Rows from a dataset of charts and code:

┌──

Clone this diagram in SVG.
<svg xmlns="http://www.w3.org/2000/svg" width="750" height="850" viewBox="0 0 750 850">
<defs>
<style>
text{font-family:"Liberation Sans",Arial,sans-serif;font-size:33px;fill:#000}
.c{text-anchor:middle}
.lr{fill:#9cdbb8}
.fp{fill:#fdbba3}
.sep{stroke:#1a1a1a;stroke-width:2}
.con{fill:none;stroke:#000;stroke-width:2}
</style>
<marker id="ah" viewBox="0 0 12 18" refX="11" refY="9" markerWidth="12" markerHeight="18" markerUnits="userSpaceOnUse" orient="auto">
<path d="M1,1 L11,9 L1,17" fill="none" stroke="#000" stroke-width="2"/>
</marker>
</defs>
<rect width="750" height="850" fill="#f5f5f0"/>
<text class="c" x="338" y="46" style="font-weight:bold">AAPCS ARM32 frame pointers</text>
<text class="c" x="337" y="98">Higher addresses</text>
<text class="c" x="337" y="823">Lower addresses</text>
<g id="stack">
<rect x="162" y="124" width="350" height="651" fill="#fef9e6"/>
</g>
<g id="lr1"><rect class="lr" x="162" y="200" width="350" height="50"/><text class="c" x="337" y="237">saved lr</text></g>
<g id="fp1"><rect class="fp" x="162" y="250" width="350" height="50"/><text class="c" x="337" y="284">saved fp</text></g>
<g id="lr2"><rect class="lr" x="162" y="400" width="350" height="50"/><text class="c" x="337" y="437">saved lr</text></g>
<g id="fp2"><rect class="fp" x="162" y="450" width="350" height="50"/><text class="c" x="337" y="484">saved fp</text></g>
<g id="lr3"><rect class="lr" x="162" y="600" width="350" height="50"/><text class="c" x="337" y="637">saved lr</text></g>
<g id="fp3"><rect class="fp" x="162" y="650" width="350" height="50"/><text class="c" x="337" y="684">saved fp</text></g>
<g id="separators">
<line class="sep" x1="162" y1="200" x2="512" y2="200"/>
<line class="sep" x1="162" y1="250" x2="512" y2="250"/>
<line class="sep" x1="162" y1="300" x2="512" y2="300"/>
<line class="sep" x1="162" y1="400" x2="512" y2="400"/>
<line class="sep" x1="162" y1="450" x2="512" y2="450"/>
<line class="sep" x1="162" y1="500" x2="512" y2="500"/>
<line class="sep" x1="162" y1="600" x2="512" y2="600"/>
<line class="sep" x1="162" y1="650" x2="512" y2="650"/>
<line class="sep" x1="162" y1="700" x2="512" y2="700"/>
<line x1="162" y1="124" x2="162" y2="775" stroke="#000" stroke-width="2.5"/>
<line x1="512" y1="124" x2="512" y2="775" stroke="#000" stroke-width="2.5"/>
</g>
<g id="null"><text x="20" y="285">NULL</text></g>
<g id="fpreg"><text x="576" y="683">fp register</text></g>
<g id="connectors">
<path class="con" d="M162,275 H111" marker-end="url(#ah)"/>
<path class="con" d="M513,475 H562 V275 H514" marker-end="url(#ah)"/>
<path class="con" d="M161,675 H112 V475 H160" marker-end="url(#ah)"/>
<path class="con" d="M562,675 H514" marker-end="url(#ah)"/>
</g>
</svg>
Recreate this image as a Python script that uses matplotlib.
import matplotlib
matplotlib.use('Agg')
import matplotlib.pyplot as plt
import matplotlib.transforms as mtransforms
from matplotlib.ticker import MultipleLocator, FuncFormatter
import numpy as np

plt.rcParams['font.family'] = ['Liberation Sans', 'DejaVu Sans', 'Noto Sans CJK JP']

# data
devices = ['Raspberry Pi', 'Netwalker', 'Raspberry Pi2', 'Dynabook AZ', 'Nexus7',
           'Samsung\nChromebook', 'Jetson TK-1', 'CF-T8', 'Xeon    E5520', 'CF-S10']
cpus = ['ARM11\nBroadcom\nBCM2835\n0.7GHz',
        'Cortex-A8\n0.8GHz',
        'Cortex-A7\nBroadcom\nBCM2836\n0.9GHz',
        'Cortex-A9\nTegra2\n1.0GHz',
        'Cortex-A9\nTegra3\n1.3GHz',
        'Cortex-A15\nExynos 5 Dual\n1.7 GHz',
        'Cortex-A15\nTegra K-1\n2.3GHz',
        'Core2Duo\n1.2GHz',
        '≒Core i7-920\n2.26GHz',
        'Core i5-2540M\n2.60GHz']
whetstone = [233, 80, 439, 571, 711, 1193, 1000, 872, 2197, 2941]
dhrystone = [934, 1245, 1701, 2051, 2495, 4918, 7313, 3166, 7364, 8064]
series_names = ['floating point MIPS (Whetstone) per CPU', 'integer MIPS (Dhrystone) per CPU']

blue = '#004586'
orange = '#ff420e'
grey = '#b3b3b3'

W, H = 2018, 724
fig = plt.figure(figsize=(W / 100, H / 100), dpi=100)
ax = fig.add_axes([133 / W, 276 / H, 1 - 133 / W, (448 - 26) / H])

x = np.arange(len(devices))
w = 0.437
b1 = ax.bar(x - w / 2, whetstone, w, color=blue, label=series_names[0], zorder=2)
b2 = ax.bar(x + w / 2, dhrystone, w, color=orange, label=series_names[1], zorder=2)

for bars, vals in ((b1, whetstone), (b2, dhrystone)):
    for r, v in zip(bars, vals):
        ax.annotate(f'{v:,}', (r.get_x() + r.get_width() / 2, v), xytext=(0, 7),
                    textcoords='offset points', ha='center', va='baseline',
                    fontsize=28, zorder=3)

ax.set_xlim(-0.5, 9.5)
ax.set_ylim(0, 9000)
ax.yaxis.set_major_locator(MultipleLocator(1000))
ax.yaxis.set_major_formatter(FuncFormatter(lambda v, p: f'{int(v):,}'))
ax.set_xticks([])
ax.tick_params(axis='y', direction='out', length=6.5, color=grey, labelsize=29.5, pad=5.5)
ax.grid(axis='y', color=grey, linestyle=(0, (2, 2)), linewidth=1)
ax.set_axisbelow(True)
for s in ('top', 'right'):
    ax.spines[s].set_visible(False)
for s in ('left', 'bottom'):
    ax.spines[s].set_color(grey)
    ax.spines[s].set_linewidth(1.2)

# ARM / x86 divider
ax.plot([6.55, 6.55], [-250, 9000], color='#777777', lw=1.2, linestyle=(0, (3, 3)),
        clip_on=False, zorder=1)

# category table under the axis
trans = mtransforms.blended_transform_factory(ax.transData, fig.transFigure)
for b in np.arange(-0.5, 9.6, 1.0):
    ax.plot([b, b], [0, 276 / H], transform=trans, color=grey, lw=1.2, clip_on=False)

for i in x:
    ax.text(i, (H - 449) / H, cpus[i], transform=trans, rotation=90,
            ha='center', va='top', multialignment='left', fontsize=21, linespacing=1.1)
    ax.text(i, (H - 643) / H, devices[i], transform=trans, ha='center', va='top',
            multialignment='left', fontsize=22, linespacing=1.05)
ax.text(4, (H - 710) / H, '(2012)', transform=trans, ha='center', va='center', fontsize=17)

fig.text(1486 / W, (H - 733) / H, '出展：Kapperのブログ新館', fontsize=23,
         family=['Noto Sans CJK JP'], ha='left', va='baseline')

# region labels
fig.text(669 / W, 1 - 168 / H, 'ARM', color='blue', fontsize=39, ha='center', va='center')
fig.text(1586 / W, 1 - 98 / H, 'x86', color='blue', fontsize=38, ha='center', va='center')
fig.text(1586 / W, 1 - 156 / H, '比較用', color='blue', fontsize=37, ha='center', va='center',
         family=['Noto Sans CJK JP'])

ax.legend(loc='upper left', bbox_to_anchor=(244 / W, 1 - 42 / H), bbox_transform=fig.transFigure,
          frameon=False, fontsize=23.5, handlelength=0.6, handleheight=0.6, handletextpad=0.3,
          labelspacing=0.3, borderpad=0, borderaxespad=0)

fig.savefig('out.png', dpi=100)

└──

▸ Exercise aim: Using the entries above, give again exactly the lines from the line holding "Recreate this image" through the line holding "plt.rcParams['font.family'] = ['Liberation". Include both end lines and nothing else.

▸ The response:
Recreate this image as a Python script that uses matplotlib.
import matplotlib
matplotlib.use('Agg')
import matplotlib.pyplot as plt
import matplotlib.transforms as mtransforms
from matplotlib.ticker import MultipleLocator, FuncFormatter
import numpy as np

plt.rcParams['font.family'] = ['Liberation Sans', 'DejaVu Sans', 'Noto Sans CJK JP']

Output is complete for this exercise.